>> START

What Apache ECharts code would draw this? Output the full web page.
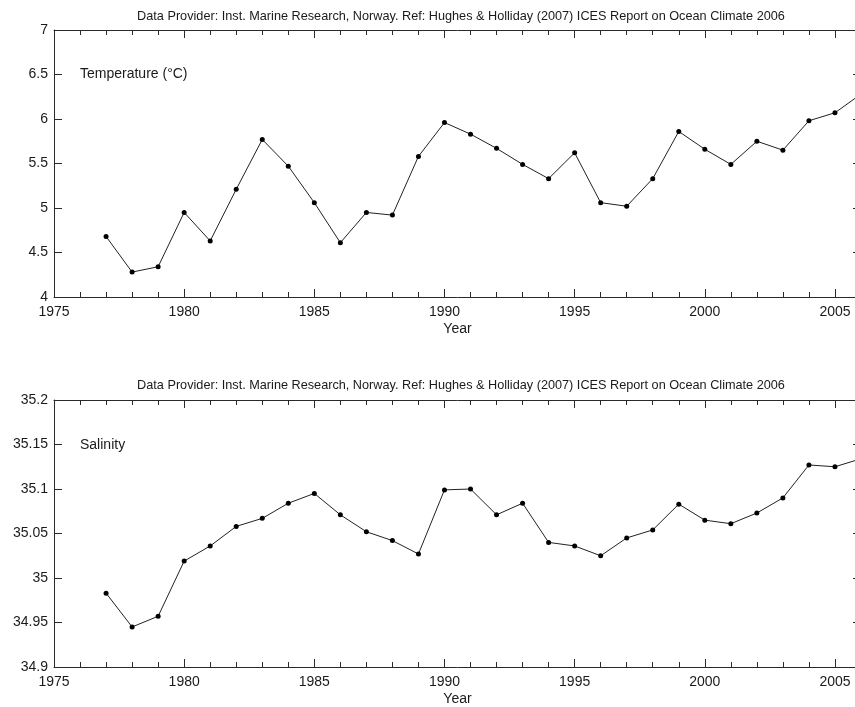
<!DOCTYPE html>
<html>
<head>
<meta charset="utf-8">
<script src="https://cdn.jsdelivr.net/npm/echarts@6/dist/echarts.min.js"></script>
<style>
  html, body { margin: 0; padding: 0; background: #fff; overflow: hidden; }
  #chart { width: 880px; height: 707px; }
</style>
</head>
<body>
<div id="chart"></div>
<script>
// Annual series, 1977-2006
const years = [1977, 1978, 1979, 1980, 1981, 1982, 1983, 1984, 1985, 1986,
               1987, 1988, 1989, 1990, 1991, 1992, 1993, 1994, 1995, 1996,
               1997, 1998, 1999, 2000, 2001, 2002, 2003, 2004, 2005, 2006];
const temperature = [4.68, 4.28, 4.34, 4.95, 4.63, 5.21, 5.77, 5.47, 5.06, 4.61,
                     4.95, 4.92, 5.58, 5.96, 5.83, 5.67, 5.49, 5.33, 5.62, 5.06,
                     5.02, 5.33, 5.86, 5.66, 5.49, 5.75, 5.65, 5.98, 6.07, 6.28];
const salinity = [34.983, 34.945, 34.957, 35.019, 35.036, 35.058, 35.067, 35.084, 35.095, 35.071,
                  35.052, 35.042, 35.027, 35.099, 35.100, 35.071, 35.084, 35.040, 35.036, 35.025,
                  35.045, 35.054, 35.083, 35.065, 35.061, 35.073, 35.090, 35.127, 35.125, 35.134];

const headerText = 'Data Provider: Inst. Marine Research, Norway. Ref: Hughes & Holliday (2007) ICES Report on Ocean Climate 2006';
const panelLabels = ['Temperature (\u00B0C)', 'Salinity'];
const xRange = { min: 1975, max: 2006, interval: 5 };
const tempRange = { min: 4, max: 7, interval: 0.5 };
const salRange = { min: 34.9, max: 35.2, interval: 0.05 };

const FONT = 'Liberation Sans, Arial, Helvetica, sans-serif';
const INK = '#1a1a1a';
const AXIS = '#2a2a2a';

function xAxisDef(gridIndex, position, withLabels) {
  return {
    type: 'value', gridIndex, position,
    min: xRange.min, max: xRange.max, interval: xRange.interval,
    axisLine: { show: true, lineStyle: { color: AXIS, width: 1 } },
    axisTick: { show: true, inside: true, length: 8, lineStyle: { color: AXIS } },
    minorTick: { show: true, splitNumber: 5, length: 5, lineStyle: { color: AXIS } },
    splitLine: { show: false },
    axisLabel: {
      show: withLabels, margin: 8, fontSize: 14, color: INK, fontFamily: FONT,
      showMaxLabel: false,
      formatter: v => (v % 5 === 0 ? String(v) : '')
    },
    name: withLabels ? 'Year' : '',
    nameLocation: 'middle', nameGap: 25,
    nameTextStyle: { fontSize: 14, color: INK, fontFamily: FONT }
  };
}

function yAxisDef(gridIndex, position, range, withLabels) {
  return {
    type: 'value', gridIndex, position,
    min: range.min, max: range.max, interval: range.interval,
    axisLine: { show: true, lineStyle: { color: AXIS, width: 1 } },
    axisTick: { show: true, inside: true, length: 8, lineStyle: { color: AXIS } },
    splitLine: { show: false },
    axisLabel: { show: withLabels, margin: 6, fontSize: 14, color: INK, fontFamily: FONT }
  };
}

function lineSeries(index, values) {
  return {
    type: 'line', xAxisIndex: index * 2, yAxisIndex: index * 2,
    data: years.map((y, i) => [y, values[i]]),
    symbol: 'circle', symbolSize: 5,
    itemStyle: { color: '#000' },
    lineStyle: { color: '#222', width: 1 },
    animation: false, clip: true
  };
}

const chart = echarts.init(document.getElementById('chart'), null, { renderer: 'canvas' });
chart.setOption({
  backgroundColor: '#fff',
  animation: false,
  grid: [
    { left: 54, top: 30, width: 807, height: 267 },
    { left: 54, top: 400, width: 807, height: 267 }
  ],
  xAxis: [
    xAxisDef(0, 'bottom', true), xAxisDef(0, 'top', false),
    xAxisDef(1, 'bottom', true), xAxisDef(1, 'top', false)
  ],
  yAxis: [
    yAxisDef(0, 'left', tempRange, true), yAxisDef(0, 'right', tempRange, false),
    yAxisDef(1, 'left', salRange, true), yAxisDef(1, 'right', salRange, false)
  ],
  series: [lineSeries(0, temperature), lineSeries(1, salinity)],
  graphic: [
    { type: 'text', x: 461, y: 16, style: { text: headerText, font: '12.7px ' + FONT, fill: INK, textAlign: 'center', textVerticalAlign: 'middle' } },
    { type: 'text', x: 461, y: 385, style: { text: headerText, font: '12.7px ' + FONT, fill: INK, textAlign: 'center', textVerticalAlign: 'middle' } },
    { type: 'text', x: 80, y: 74, style: { text: panelLabels[0], font: '14px ' + FONT, fill: INK, textAlign: 'left', textVerticalAlign: 'middle' } },
    { type: 'text', x: 80, y: 445, style: { text: panelLabels[1], font: '14px ' + FONT, fill: INK, textAlign: 'left', textVerticalAlign: 'middle' } }
  ]
});
</script>
</body>
</html>
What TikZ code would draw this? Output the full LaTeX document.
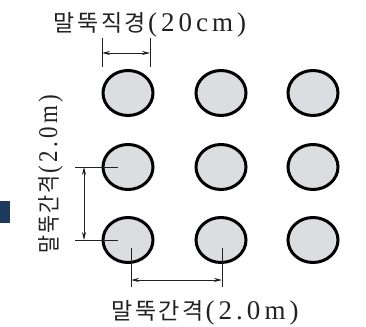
\documentclass[tikz,border=0pt]{standalone}
\usepackage{fontspec}
\usetikzlibrary{arrows.meta,shapes.geometric}
\newfontfamily\krfont[LetterSpace=11]{Noto Sans CJK KR}
\newfontfamily\latfont[LetterSpace=15]{Liberation Serif}
\definecolor{pilefill}{HTML}{DCDDE0}
\definecolor{barblue}{HTML}{1D3B5E}
\definecolor{inkgray}{HTML}{222222}
\tikzset{
  pile/.style={ellipse, draw=black, line width=3pt, fill=pilefill,
    minimum width=50pt, minimum height=45pt, inner sep=0pt},
  dimline/.style={draw=inkgray, line width=0.8pt, {Stealth[length=8pt,width=4pt]}-{Stealth[length=8pt,width=4pt]}},
  tick/.style={draw=inkgray, line width=0.8pt},
  lbl/.style={inner sep=0pt, anchor=base, text=inkgray}
}
\newcommand{\krpart}[1]{{\fontsize{23}{25}\krfont #1}}
\newcommand{\latpart}[1]{{\fontsize{27}{29}\latfont #1}}
\begin{document}
\begin{tikzpicture}[x=1pt,y=-1pt]
\useasboundingbox (0,0) rectangle (366,326);
\fill[white] (0,0) rectangle (366,326);
% left bar
\fill[barblue] (0,201) rectangle (10,223);
% piles
\node[pile] (c11) at (128,93) {};
\node[pile] (c12) at (221,93) {};
\node[pile] (c13) at (313,93) {};
\node[pile] (c21) at (128,167) {};
\node[pile] (c22) at (221,167) {};
\node[pile] (c23) at (313,167) {};
\node[pile] (c31) at (128,240) {};
\node[pile] (c32) at (221,240) {};
\node[pile] (c33) at (313,240) {};
% top dimension (diameter)
\coordinate (ta1) at (102,38); \coordinate (tb1) at (102,67);
\coordinate (ta2) at (150,38); \coordinate (tb2) at (150,67);
\coordinate (da1) at (102,53); \coordinate (da2) at (150,53);
\draw[tick] (ta1) -- (tb1);
\draw[tick] (ta2) -- (tb2);
\draw[dimline] (da1) -- (da2);
% left dimension (vertical spacing)
\coordinate (la1) at (75,167); \coordinate (lb1) at (118,167);
\coordinate (la2) at (75,240); \coordinate (lb2) at (118,240);
\coordinate (lv1) at (84,167); \coordinate (lv2) at (84,240);
\draw[tick] (la1) -- (lb1);
\draw[tick] (la2) -- (lb2);
\draw[dimline] (lv1) -- (lv2);
% bottom dimension (horizontal spacing)
\coordinate (ba1) at (131,248); \coordinate (bb1) at (131,287);
\coordinate (ba2) at (222,248); \coordinate (bb2) at (222,287);
\coordinate (bh1) at (131,280); \coordinate (bh2) at (222,280);
\draw[tick] (ba1) -- (bb1);
\draw[tick] (ba2) -- (bb2);
\draw[dimline] (bh1) -- (bh2);
% labels
\node[lbl] (ttop) at (150,32) {\krpart{말뚝직경}\hspace{2pt}\latpart{(20cm)}};
\node[lbl] (tbot) at (205,319) {\krpart{말뚝간격}\hspace{2pt}\latpart{(2.0m)}};
\node[lbl, rotate=90] (tleft) at (57,174) {\scalebox{0.85}[1]{\krpart{말뚝간격}\hspace{2pt}\latpart{(2.0m)}}};
\end{tikzpicture}
\end{document}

>> END

> [Problem description]: In the listing above, find each line with the word "full" and copy it.

> [The response]:
What Apache ECharts code would draw this? Output the full web page.
What TikZ code would draw this? Output the full LaTeX document.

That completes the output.